◆ DESCRIPTION OF THE TASK:
Only the lines from the top of the listing below to the line that has "const cpsTicks = [0,1,2,3,4,5,6,7];" should be echoed, with both ends kept and pictures left out.

____________________

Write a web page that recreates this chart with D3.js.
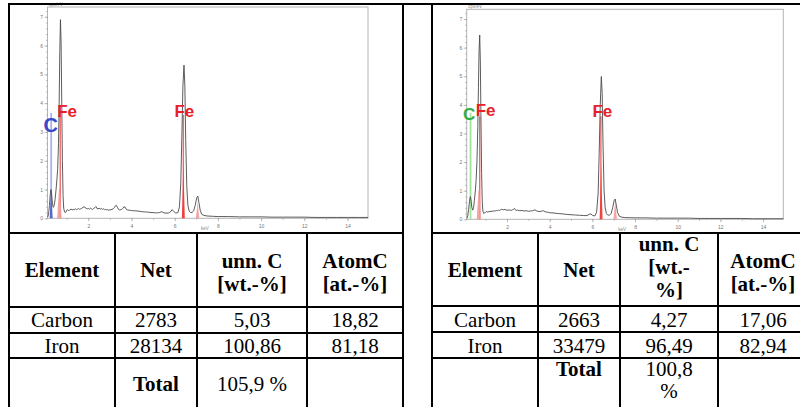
<!DOCTYPE html>
<html><head><meta charset="utf-8">
<script src="https://cdn.jsdelivr.net/npm/d3@7"></script>
<style>body{margin:0;background:#fff}svg{display:block}</style>
</head><body>
<svg id="c" width="800" height="407"></svg>
<script>
// ---------- data ----------
const keVTicks = [2,4,6,8,10,12,14];
const cpsTicks = [0,1,2,3,4,5,6,7];

const spectrum1 = [[0.12,0.04],[0.16,0.15],[0.20,0.45],[0.24,0.85],[0.27,1.0],[0.30,0.85],[0.34,0.5],[0.38,0.38],[0.42,0.45],[0.46,0.65],[0.50,0.95],[0.54,1.3],[0.58,1.7],[0.62,2.6],[0.65,4.0],[0.68,5.8],[0.71,6.9],[0.74,6.1],[0.77,4.0],[0.80,2.0],[0.83,0.8],[0.86,0.35],[0.90,0.22],[0.95,0.2],[1.00,0.28],[1.05,0.3],[1.10,0.26],[1.15,0.3],[1.20,0.32],[1.25,0.29],[1.30,0.31],[1.35,0.3],[1.40,0.33],[1.45,0.3],[1.50,0.32],[1.55,0.34],[1.60,0.31],[1.65,0.33],[1.70,0.35],[1.75,0.38],[1.80,0.4],[1.85,0.37],[1.90,0.35],[1.95,0.33],[2.00,0.34],[2.05,0.32],[2.10,0.35],[2.15,0.33],[2.20,0.31],[2.25,0.34],[2.30,0.37],[2.35,0.41],[2.40,0.34],[2.45,0.33],[2.50,0.35],[2.55,0.32],[2.60,0.34],[2.65,0.31],[2.70,0.33],[2.75,0.3],[2.80,0.31],[2.85,0.29],[2.90,0.3],[2.95,0.28],[3.00,0.29],[3.05,0.3],[3.10,0.31],[3.15,0.33],[3.20,0.37],[3.25,0.43],[3.30,0.45],[3.35,0.38],[3.40,0.31],[3.45,0.29],[3.50,0.3],[3.55,0.31],[3.60,0.35],[3.65,0.4],[3.70,0.39],[3.75,0.32],[3.80,0.29],[3.90,0.28],[4.00,0.27],[4.10,0.26],[4.20,0.26],[4.30,0.25],[4.40,0.24],[4.50,0.23],[4.60,0.22],[4.70,0.22],[4.80,0.21],[4.90,0.2],[5.00,0.2],[5.10,0.19],[5.20,0.19],[5.30,0.2],[5.40,0.23],[5.50,0.19],[5.60,0.18],[5.70,0.18],[5.80,0.22],[5.88,0.3],[5.95,0.24],[6.05,0.18],[6.15,0.2],[6.22,0.4],[6.28,1.2],[6.33,2.8],[6.38,4.6],[6.43,5.32],[6.47,4.6],[6.51,2.7],[6.56,1.1],[6.61,0.45],[6.67,0.25],[6.73,0.2],[6.80,0.2],[6.88,0.26],[6.95,0.45],[7.02,0.72],[7.07,0.77],[7.12,0.55],[7.18,0.28],[7.25,0.14],[7.35,0.1],[7.5,0.08],[7.75,0.07],[8.0,0.06],[8.5,0.06],[9.0,0.05],[9.5,0.05],[10.0,0.05],[10.5,0.04],[11.0,0.04],[11.5,0.04],[12.0,0.04],[12.5,0.03],[13.0,0.03],[13.5,0.03],[14.0,0.03],[14.5,0.03],[14.95,0.03]];

const spectrum2 = [[0.12,0.03],[0.16,0.12],[0.20,0.35],[0.24,0.62],[0.28,0.79],[0.31,0.68],[0.35,0.42],[0.39,0.32],[0.43,0.4],[0.47,0.65],[0.51,0.95],[0.55,1.35],[0.59,2.0],[0.63,3.2],[0.66,4.6],[0.69,5.9],[0.72,6.44],[0.75,5.5],[0.78,3.4],[0.81,1.6],[0.84,0.6],[0.87,0.28],[0.91,0.2],[0.95,0.22],[1.00,0.26],[1.05,0.27],[1.10,0.25],[1.15,0.27],[1.20,0.28],[1.25,0.27],[1.30,0.29],[1.35,0.28],[1.40,0.3],[1.45,0.29],[1.50,0.31],[1.55,0.3],[1.60,0.32],[1.65,0.31],[1.70,0.33],[1.75,0.35],[1.80,0.34],[1.85,0.33],[1.90,0.35],[1.95,0.32],[2.00,0.33],[2.05,0.31],[2.10,0.33],[2.15,0.32],[2.20,0.31],[2.25,0.33],[2.30,0.35],[2.35,0.38],[2.40,0.32],[2.45,0.31],[2.50,0.32],[2.60,0.3],[2.70,0.31],[2.80,0.29],[2.90,0.3],[3.00,0.28],[3.10,0.29],[3.20,0.3],[3.30,0.33],[3.40,0.29],[3.50,0.27],[3.60,0.28],[3.70,0.3],[3.80,0.26],[3.90,0.25],[4.00,0.23],[4.20,0.22],[4.40,0.2],[4.60,0.19],[4.80,0.17],[5.00,0.16],[5.20,0.15],[5.40,0.14],[5.60,0.13],[5.75,0.13],[5.85,0.17],[5.93,0.19],[6.02,0.13],[6.12,0.12],[6.20,0.25],[6.27,0.9],[6.32,2.3],[6.37,4.0],[6.42,4.99],[6.46,4.4],[6.50,2.6],[6.55,1.0],[6.60,0.4],[6.66,0.2],[6.72,0.15],[6.80,0.14],[6.88,0.2],[6.95,0.4],[7.02,0.65],[7.07,0.71],[7.12,0.5],[7.18,0.24],[7.25,0.12],[7.35,0.08],[7.5,0.06],[8.0,0.05],[8.5,0.05],[9.0,0.04],[9.5,0.04],[10.0,0.04],[10.5,0.04],[11.0,0.03],[11.5,0.03],[12.0,0.03],[12.5,0.03],[13.0,0.03],[13.5,0.02],[14.0,0.02],[14.5,0.02],[14.95,0.02]];

// element markers: [symbol, keV, marker height cps]
const markers1 = [["C",0.28,3.66],["Fe",0.70,3.6],["Fe",6.40,3.6]];
const markers2 = [["C",0.29,3.72],["Fe",0.72,3.6],["Fe",6.40,3.6]];

// fitted (deconvoluted) peak areas
const fitC1   = [[0.21,0],[0.25,0.55],[0.28,1.0],[0.31,0.55],[0.35,0]];
const fitFeL1 = [[0.56,0],[0.60,0.55],[0.64,1.0],[0.68,1.05],[0.72,0.6],[0.76,0]];
const fitFeKa1= [[6.33,0],[6.37,1.0],[6.40,1.9],[6.43,1.0],[6.47,0]];
const fitFeKb1= [[6.98,0],[7.03,0.35],[7.06,0.58],[7.09,0.35],[7.14,0]];
const fitFeL2 = [[0.58,0],[0.62,0.5],[0.66,1.0],[0.70,1.05],[0.74,0.6],[0.77,0]];
const fitFeKa2= [[6.34,0],[6.38,1.0],[6.41,1.97],[6.44,1.0],[6.48,0]];
const fitFeKb2= [[6.99,0],[7.04,0.4],[7.07,0.65],[7.10,0.4],[7.15,0]];

// tables
const header1 = [["Element"],["Net"],["unn. C","[wt.-%]"],["AtomC","[at.-%]"]];
const header2 = [["Element"],["Net"],["unn. C","[wt.-","%]"],["AtomC","[at.-%]"]];
const rows1 = [["Carbon","2783","5,03","18,82"],["Iron","28134","100,86","81,18"]];
const rows2 = [["Carbon","2663","4,27","17,06"],["Iron","33479","96,49","82,94"]];
const total1 = ["","Total",["105,9 %"],""];
const total2 = ["","Total",["100,8","%"],""];

// ---------- drawing ----------
const svg = d3.select("#c");
const elColor = {C1:"#3a48c8", C2:"#2fae4a", Fe:"#e8202a"};
const SANS = '"Liberation Sans", Arial, sans-serif';
const SERIF = '"Liberation Serif", "Times New Roman", serif';

function spectrum(p){
  const g = svg.append("g");
  const x = d3.scaleLinear().domain([0.11,14.95]).range([p.x0,p.x1]);
  const y = d3.scaleLinear().domain([0,7.34]).range([p.y1,p.y0]);
  g.append("rect").attr("x",p.x0).attr("y",p.y0).attr("width",p.x1-p.x0).attr("height",p.y1-p.y0)
    .attr("fill","none").attr("stroke","#b4b4b4").attr("stroke-width",1);
  const ya = d3.axisLeft(y).tickValues(cpsTicks).tickSize(3).tickFormat(d3.format("d"));
  const gy = g.append("g").attr("transform",`translate(${p.x0},0)`).call(ya);
  const yminor = d3.range(0,7.3,0.2);
  g.append("g").attr("transform",`translate(${p.x0},0)`).call(d3.axisLeft(y).tickValues(yminor).tickSize(1.6).tickFormat(""));
  const xa = d3.axisBottom(x).tickValues(keVTicks).tickSize(3).tickFormat(d3.format("d"));
  g.append("g").attr("transform",`translate(0,${p.y1})`).call(xa);
  g.append("g").attr("transform",`translate(0,${p.y1})`).call(d3.axisBottom(x).tickValues(d3.range(1,15,1)).tickSize(1.6).tickFormat(""));
  g.selectAll(".domain").remove();
  g.selectAll(".tick line").attr("stroke","#999").attr("stroke-width",0.6);
  g.selectAll(".tick text").attr("fill","#777").style("font-family",SANS).style("font-size","5px");
  gy.selectAll(".tick text").attr("x",-4.5);
  g.append("text").attr("x",p.x0+1.5).attr("y",p.y0-1.2).attr("fill","#888")
    .style("font-family",SANS).style("font-size","4.5px").text("cps/eV");
  g.append("text").attr("x",x(7.4)).attr("y",p.y1+12).attr("text-anchor","middle").attr("fill","#888")
    .style("font-family",SANS).style("font-size","4.5px").text("keV");

  const area = d3.area().x(d=>x(d[0])).y0(y(0)).y1(d=>y(d[1]));
  p.markers.forEach(m=>{
    const col = m[0]==="C" ? p.cLine : "#f06a6a";
    g.append("line").attr("x1",x(m[1])).attr("x2",x(m[1])).attr("y1",y(0)).attr("y2",y(m[2]))
      .attr("stroke",col).attr("stroke-width",m[0]==="C"?1.8:1.4);
  });
  p.fills.forEach(f=>{
    g.append("path").datum(f.d).attr("d",area).attr("fill",f.c).attr("fill-opacity",f.o);
  });
  const line = d3.line().x(d=>x(d[0])).y(d=>y(d[1]));
  g.append("path").datum(p.data).attr("d",line).attr("fill","none").attr("stroke","#4a4a4a").attr("stroke-width",0.9);
  p.markers.forEach((m,i)=>{
    const L = p.labels[i];
    g.append("text").attr("x",x(m[1])+L.dx).attr("y",y(L.by)).attr("text-anchor",L.a)
      .attr("fill",m[0]==="C"?p.cCol:elColor.Fe)
      .style("font-family",SANS).style("font-weight","bold")
      .style("font-size",L.fs+"px").text(m[0]);
  });
}

spectrum({x0:47.5,x1:368,y0:7,y1:218.3,data:spectrum1,markers:markers1,
  cLine:"#a9b1f2", cCol:elColor.C1,
  fills:[{d:fitC1,c:"#4656c4",o:0.85},{d:fitFeL1,c:"#f39a9a",o:0.9},{d:fitFeKa1,c:"#f03a3a",o:0.9},{d:fitFeKb1,c:"#f39a9a",o:0.9}],
  labels:[{dx:-0.5,by:3.0,a:"middle",fs:20},{dx:-3,by:3.52,a:"start",fs:17},{dx:1,by:3.52,a:"middle",fs:17}]});
spectrum({x0:466.7,x1:783.3,y0:9.3,y1:219.3,data:spectrum2,markers:markers2,
  cLine:"#9fe39f", cCol:elColor.C2,
  fills:[{d:fitFeL2,c:"#f39a9a",o:0.9},{d:fitFeKa2,c:"#f03a3a",o:0.9},{d:fitFeKb2,c:"#f39a9a",o:0.9}],
  labels:[{dx:-1.5,by:3.47,a:"middle",fs:17},{dx:-4,by:3.6,a:"start",fs:17},{dx:1.5,by:3.57,a:"middle",fs:17}]});

// ---------- table grid ----------
const grid = svg.append("g").attr("stroke","#000").attr("stroke-width",2);
function ln(x1,y1,x2,y2){grid.append("line").attr("x1",x1).attr("y1",y1).attr("x2",x2).attr("y2",y2);}
ln(8,4,800,4);
[9,403,432].forEach(xv=>ln(xv,3,xv,407));
[233,307,333,358].forEach(yv=>ln(9,yv,403,yv));
[233,306,332,358].forEach(yv=>ln(432,yv,800,yv));
[115,197,307].forEach(xv=>ln(xv,233,xv,407));
[538,620,718].forEach(xv=>ln(xv,233,xv,407));

function table(cx, header, headBase, rows, rowBase, total, totBase, lh){
  const g = svg.append("g").style("font-family",SERIF).style("font-size","21px").attr("fill","#000");
  header.forEach((lines,i)=>{
    const b = headBase[lines.length];
    lines.forEach((t,j)=>g.append("text").attr("x",cx[i]).attr("y",b[j]).attr("text-anchor","middle").style("font-weight","bold").text(t));
  });
  rows.forEach((r,ri)=>r.forEach((t,i)=>g.append("text").attr("x",cx[i]).attr("y",rowBase[ri]).attr("text-anchor","middle").text(t)));
  total.forEach((t,i)=>{
    const lines = Array.isArray(t)?t:[t];
    lines.forEach((s,j)=>g.append("text").attr("x",cx[i]).attr("y",totBase+j*lh).attr("text-anchor","middle")
      .style("font-weight",i===1?"bold":"normal").text(s));
  });
}
table([62,156,252,355], header1, {1:[277],2:[268,291],3:[251,274,297]}, rows1, [327,353], total1, 391, 23);
table([485,579,669,763], header2, {1:[277],2:[268,291],3:[251,274,297]}, rows2, [327,353], total2, 375.5, 22);
</script>
</body></html>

____________________

◆ REPLY:
Write a web page that recreates this chart with D3.js.
<!DOCTYPE html>
<html><head><meta charset="utf-8">
<script src="https://cdn.jsdelivr.net/npm/d3@7"></script>
<style>body{margin:0;background:#fff}svg{display:block}</style>
</head><body>
<svg id="c" width="800" height="407"></svg>
<script>
// ---------- data ----------
const keVTicks = [2,4,6,8,10,12,14];
const cpsTicks = [0,1,2,3,4,5,6,7];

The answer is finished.